#### MATERIAL FOR THE TASK ####

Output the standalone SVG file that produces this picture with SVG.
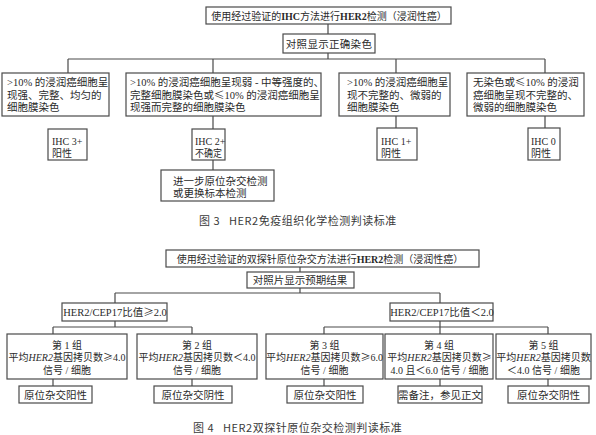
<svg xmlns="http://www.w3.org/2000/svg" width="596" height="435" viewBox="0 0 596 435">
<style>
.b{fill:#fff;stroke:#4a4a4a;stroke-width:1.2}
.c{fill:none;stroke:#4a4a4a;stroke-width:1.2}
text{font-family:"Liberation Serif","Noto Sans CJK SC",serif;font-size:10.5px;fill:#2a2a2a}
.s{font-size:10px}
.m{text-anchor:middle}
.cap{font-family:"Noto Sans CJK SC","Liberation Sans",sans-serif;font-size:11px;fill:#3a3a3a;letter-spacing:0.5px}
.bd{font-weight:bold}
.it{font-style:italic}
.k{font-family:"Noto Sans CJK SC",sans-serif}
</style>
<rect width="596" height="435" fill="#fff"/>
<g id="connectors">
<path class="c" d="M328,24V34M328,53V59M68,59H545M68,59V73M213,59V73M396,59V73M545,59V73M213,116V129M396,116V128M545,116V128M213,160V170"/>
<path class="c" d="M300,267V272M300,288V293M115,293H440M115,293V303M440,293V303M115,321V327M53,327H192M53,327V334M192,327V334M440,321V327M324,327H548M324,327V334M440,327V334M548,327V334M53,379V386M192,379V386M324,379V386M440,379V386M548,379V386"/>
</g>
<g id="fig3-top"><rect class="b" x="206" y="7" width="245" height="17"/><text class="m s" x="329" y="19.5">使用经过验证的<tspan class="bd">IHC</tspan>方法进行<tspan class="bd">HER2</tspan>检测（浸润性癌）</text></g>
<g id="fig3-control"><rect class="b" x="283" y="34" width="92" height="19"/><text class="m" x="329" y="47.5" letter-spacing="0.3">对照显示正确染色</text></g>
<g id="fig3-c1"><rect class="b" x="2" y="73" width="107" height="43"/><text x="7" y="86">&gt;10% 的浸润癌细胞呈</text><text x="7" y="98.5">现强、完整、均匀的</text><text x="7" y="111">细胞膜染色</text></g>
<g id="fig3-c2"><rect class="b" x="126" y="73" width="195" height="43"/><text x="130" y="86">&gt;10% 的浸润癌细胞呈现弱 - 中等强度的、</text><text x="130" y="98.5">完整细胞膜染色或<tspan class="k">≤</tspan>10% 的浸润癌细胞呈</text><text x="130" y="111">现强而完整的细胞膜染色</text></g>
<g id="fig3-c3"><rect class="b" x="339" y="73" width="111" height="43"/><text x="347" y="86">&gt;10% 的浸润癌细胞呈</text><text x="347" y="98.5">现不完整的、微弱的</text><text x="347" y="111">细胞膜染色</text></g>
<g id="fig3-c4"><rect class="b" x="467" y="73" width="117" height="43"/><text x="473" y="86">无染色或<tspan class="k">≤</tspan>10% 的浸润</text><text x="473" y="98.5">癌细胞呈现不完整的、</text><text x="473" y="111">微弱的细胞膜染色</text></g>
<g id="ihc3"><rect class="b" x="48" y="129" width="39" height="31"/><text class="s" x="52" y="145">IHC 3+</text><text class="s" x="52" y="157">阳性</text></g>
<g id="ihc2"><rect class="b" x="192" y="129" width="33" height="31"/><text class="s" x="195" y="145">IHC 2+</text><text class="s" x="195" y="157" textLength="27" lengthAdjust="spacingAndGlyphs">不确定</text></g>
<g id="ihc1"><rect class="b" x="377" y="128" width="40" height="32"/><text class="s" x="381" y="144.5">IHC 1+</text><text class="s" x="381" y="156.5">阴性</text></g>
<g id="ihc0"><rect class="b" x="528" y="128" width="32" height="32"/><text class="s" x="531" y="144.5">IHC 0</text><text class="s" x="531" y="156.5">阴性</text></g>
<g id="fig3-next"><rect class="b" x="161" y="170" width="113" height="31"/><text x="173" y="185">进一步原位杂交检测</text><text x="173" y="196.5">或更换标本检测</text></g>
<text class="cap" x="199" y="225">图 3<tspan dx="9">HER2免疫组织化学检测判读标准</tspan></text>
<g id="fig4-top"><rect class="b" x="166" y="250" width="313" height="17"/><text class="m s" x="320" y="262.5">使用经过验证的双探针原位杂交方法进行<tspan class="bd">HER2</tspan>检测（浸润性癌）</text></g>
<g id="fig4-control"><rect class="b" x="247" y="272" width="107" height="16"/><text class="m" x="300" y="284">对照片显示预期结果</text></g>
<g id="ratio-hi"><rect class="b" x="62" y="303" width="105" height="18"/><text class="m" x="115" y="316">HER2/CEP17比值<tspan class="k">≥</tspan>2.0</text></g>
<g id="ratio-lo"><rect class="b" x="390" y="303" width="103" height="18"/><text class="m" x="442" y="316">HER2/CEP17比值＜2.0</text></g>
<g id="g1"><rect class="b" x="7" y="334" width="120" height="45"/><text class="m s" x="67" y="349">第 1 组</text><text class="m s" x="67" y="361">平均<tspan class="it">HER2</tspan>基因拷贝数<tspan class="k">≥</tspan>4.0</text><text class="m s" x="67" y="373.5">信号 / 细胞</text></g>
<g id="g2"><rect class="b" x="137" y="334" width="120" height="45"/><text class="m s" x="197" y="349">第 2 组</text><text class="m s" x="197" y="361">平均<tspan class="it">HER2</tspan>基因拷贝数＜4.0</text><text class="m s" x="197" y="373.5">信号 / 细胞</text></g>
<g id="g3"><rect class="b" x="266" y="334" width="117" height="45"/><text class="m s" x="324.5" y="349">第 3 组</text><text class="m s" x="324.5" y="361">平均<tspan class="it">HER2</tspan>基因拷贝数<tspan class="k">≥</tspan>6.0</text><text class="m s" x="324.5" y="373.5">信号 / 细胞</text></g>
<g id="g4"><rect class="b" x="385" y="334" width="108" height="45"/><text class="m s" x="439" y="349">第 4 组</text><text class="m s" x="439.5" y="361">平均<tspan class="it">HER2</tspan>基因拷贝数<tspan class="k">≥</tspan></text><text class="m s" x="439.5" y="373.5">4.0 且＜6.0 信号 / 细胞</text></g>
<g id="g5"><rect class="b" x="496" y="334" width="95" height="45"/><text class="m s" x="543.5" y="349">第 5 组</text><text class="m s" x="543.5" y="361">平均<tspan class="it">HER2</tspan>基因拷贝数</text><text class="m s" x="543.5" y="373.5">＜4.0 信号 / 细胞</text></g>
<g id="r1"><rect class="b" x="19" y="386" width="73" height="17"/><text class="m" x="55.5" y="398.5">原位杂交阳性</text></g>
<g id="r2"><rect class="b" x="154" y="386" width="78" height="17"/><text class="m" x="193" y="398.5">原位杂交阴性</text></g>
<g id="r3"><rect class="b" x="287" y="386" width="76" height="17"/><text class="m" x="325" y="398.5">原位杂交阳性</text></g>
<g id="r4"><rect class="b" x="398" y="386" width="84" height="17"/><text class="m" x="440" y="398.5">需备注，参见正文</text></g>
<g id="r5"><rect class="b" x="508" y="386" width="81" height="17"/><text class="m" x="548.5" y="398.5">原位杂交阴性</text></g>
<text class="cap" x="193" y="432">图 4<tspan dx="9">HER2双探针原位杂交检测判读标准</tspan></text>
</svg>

####
#### MATERIAL FOR THE TASK ####

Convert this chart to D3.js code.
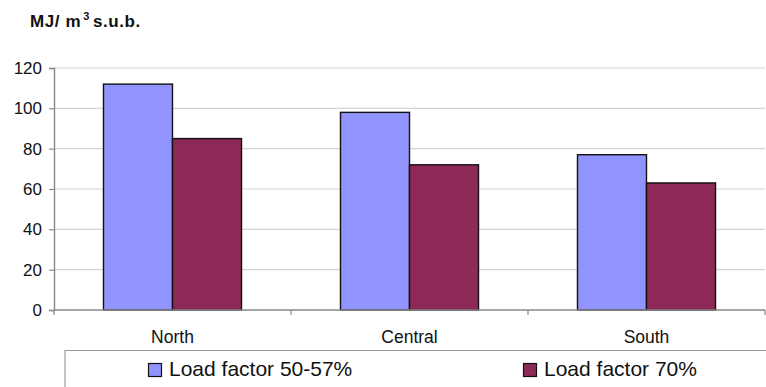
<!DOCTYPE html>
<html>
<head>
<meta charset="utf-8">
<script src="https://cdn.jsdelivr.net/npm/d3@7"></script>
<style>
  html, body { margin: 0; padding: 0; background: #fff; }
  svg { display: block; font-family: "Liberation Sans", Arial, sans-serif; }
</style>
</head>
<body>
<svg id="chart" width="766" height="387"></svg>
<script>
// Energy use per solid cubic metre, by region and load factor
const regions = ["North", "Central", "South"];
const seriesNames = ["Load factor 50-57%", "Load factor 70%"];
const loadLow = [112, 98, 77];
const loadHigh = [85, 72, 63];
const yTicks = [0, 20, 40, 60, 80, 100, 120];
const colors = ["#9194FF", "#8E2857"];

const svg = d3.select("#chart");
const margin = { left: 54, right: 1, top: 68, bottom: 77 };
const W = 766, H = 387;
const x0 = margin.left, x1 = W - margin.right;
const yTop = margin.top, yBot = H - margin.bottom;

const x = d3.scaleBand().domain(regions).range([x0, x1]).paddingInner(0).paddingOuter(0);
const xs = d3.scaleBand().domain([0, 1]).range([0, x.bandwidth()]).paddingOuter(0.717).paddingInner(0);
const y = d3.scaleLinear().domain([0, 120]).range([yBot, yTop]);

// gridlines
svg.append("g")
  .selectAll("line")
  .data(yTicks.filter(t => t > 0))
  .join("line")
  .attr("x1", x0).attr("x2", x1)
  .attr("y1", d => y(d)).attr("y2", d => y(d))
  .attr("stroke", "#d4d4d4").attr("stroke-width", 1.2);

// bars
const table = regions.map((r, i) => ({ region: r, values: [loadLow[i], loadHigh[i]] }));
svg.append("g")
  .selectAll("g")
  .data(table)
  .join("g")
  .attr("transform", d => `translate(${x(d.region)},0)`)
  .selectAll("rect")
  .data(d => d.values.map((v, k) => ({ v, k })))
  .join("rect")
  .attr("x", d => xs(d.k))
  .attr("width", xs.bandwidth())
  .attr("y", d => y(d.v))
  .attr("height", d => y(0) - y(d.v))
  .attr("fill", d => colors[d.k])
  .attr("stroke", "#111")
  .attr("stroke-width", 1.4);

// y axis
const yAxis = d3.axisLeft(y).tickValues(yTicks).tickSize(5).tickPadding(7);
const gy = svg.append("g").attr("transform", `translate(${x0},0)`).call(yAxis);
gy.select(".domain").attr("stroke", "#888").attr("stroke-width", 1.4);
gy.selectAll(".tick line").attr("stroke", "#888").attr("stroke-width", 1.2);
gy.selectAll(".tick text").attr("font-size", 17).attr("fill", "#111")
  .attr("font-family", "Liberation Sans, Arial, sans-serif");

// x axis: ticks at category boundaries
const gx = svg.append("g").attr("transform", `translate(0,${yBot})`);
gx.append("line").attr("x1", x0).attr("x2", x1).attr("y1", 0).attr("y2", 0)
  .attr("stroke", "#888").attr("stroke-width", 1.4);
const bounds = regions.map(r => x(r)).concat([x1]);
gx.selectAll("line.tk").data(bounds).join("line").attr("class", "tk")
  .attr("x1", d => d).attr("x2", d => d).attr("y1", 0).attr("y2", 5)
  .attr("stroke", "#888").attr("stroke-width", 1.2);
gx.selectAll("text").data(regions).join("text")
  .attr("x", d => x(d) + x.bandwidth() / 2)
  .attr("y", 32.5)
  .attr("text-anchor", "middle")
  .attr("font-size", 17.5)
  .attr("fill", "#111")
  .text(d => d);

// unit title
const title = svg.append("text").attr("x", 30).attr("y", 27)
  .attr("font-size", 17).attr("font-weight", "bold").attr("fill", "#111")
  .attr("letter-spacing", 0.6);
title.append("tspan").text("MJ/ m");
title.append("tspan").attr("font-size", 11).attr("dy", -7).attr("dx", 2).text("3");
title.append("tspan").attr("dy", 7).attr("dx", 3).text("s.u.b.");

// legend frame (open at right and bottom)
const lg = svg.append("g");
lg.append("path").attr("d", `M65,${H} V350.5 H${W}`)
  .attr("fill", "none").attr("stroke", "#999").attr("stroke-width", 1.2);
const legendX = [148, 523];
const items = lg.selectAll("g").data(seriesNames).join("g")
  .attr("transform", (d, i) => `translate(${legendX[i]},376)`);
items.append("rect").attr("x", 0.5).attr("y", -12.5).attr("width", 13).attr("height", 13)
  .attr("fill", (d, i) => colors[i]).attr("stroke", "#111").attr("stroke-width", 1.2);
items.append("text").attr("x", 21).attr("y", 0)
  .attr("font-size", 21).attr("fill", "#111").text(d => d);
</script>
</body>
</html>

####

__WRITTEN PROBLEM__. Print exactly what appears from the line holding "Convert this chart to D3.js code." down to the line holding "const y = d3.scaleLinear().domain([0, 120]).range([yBot, yTop]);", both ends kept, leaving out the pictures.

__FULL RESPONSE__.
Convert this chart to D3.js code.
<!DOCTYPE html>
<html>
<head>
<meta charset="utf-8">
<script src="https://cdn.jsdelivr.net/npm/d3@7"></script>
<style>
  html, body { margin: 0; padding: 0; background: #fff; }
  svg { display: block; font-family: "Liberation Sans", Arial, sans-serif; }
</style>
</head>
<body>
<svg id="chart" width="766" height="387"></svg>
<script>
// Energy use per solid cubic metre, by region and load factor
const regions = ["North", "Central", "South"];
const seriesNames = ["Load factor 50-57%", "Load factor 70%"];
const loadLow = [112, 98, 77];
const loadHigh = [85, 72, 63];
const yTicks = [0, 20, 40, 60, 80, 100, 120];
const colors = ["#9194FF", "#8E2857"];

const svg = d3.select("#chart");
const margin = { left: 54, right: 1, top: 68, bottom: 77 };
const W = 766, H = 387;
const x0 = margin.left, x1 = W - margin.right;
const yTop = margin.top, yBot = H - margin.bottom;

const x = d3.scaleBand().domain(regions).range([x0, x1]).paddingInner(0).paddingOuter(0);
const xs = d3.scaleBand().domain([0, 1]).range([0, x.bandwidth()]).paddingOuter(0.717).paddingInner(0);
const y = d3.scaleLinear().domain([0, 120]).range([yBot, yTop]);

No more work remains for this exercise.